Representation Decomposition for Learning Similarity and Contrastness Across Modalities for Affective Computing
This work addresses the challenge of capturing complex and conflicting evidence across modalities in affective computing, which is incremental but enhances emotion understanding for human-computer interaction.
The paper tackles the problem of multi-modal affective computing by proposing a representation decomposition approach that separates shared and modality-specific components, achieving consistent performance improvements over strong baselines and state-of-the-art models across three tasks.

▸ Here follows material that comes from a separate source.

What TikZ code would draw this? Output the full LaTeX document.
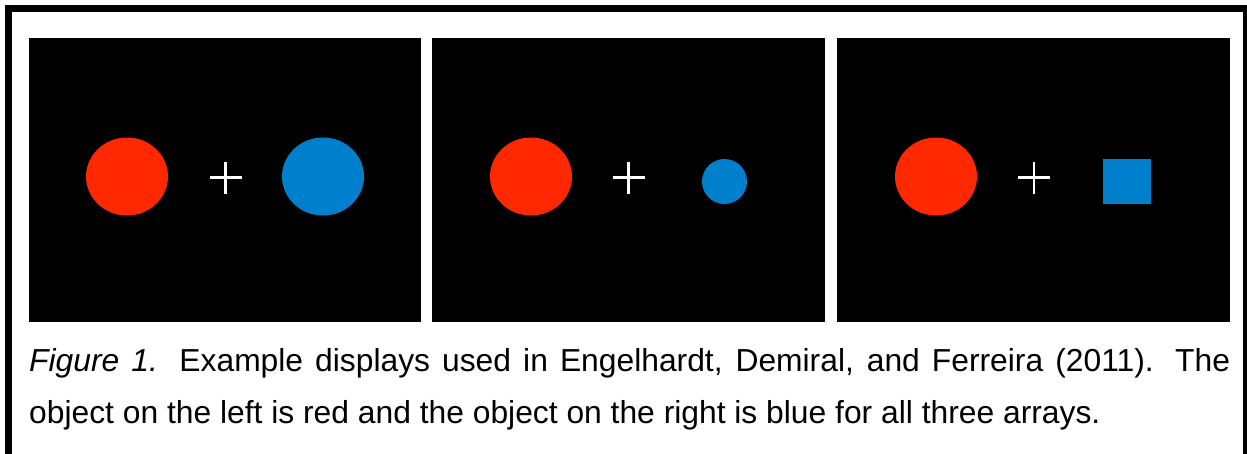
\documentclass[tikz,border=0pt]{standalone}
\usepackage{fontspec}
\setmainfont{Liberation Sans}
\usepackage{xcolor}
\usepackage{tikz}
\usetikzlibrary{shapes.geometric, positioning}
\definecolor{stimred}{RGB}{255,40,0}
\definecolor{stimblue}{RGB}{0,128,204}

\begin{document}
\begin{tikzpicture}[x=1pt, y=-1pt,
      panel/.style={rectangle, fill=black, inner sep=0pt,
                    minimum width=393pt, minimum height=284pt},
      disc/.style={ellipse, inner sep=0pt, minimum width=82pt, minimum height=78pt},
      fix/.style={white, line width=2.5pt},
      caption/.style={anchor=north west, inner sep=0pt, text width=1201pt,
                      align=justify, font=\fontsize{31.8}{52}\selectfont}
    ]
  \useasboundingbox (0,0) rectangle (1247,453);
  \begin{scope}
    \clip (0,0) rectangle (1247,453);
    \draw[line width=7pt] (8,8.5) rectangle (1246.5,460);
  \end{scope}

  % the three displays
  \node[panel, minimum width=392pt] (p1) at (225,180) {};
  \node[panel] (p2) at (628.5,180) {};
  \node[panel] (p3) at (1033.5,180) {};

  \node[disc, fill=stimred] (r1) at (127,176.5) {};
  \node[disc, fill=stimblue] (b1) at (323,176.5) {};
  \node[disc, fill=stimred] (r2) at (531,176.5) {};
  \node[disc, fill=stimblue, minimum width=45pt, minimum height=45pt] (b2) at (724.5,181.5) {};
  \node[disc, fill=stimred] (r3) at (936,176.5) {};
  \node[rectangle, fill=stimblue, inner sep=0pt, minimum width=48pt, minimum height=45pt]
    (b3) at (1127,181.5) {};

  \coordinate (c1) at (225.5,177.5);
  \coordinate (c2) at (628.5,177.5);
  \coordinate (c3) at (1034,177.5);
  \foreach \c in {c1,c2,c3}
    \draw[fix] (\c) +(-16,0) -- +(16,0) (\c) +(0,-16) -- +(0,16);

  \node[caption] (cap) at (29,348)
    {\noindent\textit{Figure 1.} Example displays used in Engelhardt, Demiral, and Ferreira (2011). The\linebreak
     object on the left is red and the object on the right is blue for all three arrays.};
\end{tikzpicture}
\end{document}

Multi-modal affective computing aims to automatically recognize and interpret human attitudes from diverse data sources such as images and text, thereby enhancing human-computer interaction and emotion understanding. Existing approaches typically rely on unimodal analysis or straightforward fusion of cross-modal information that fail to capture complex and conflicting evidence presented across different modalities. In this paper, we propose a novel LLM-based approach for affective computing that explicitly deconstructs visual and textual representations into shared (modality-invariant) and modality-specific components. Specifically, our approach firstly encodes and aligns input modalities using pre-trained multi-modal encoders, then employs a representation decomposition framework to separate common emotional content from unique cues, and finally integrates these decomposed signals via an attention mechanism to form a dynamic soft prompt for a multi-modal LLM. Extensive experiments on three representative tasks for affective computing, namely, multi-modal aspect-based sentiment analysis, multi-modal emotion analysis, and hateful meme detection, demonstrate the effectiveness of our approach, which consistently outperforms strong baselines and state-of-the-art models.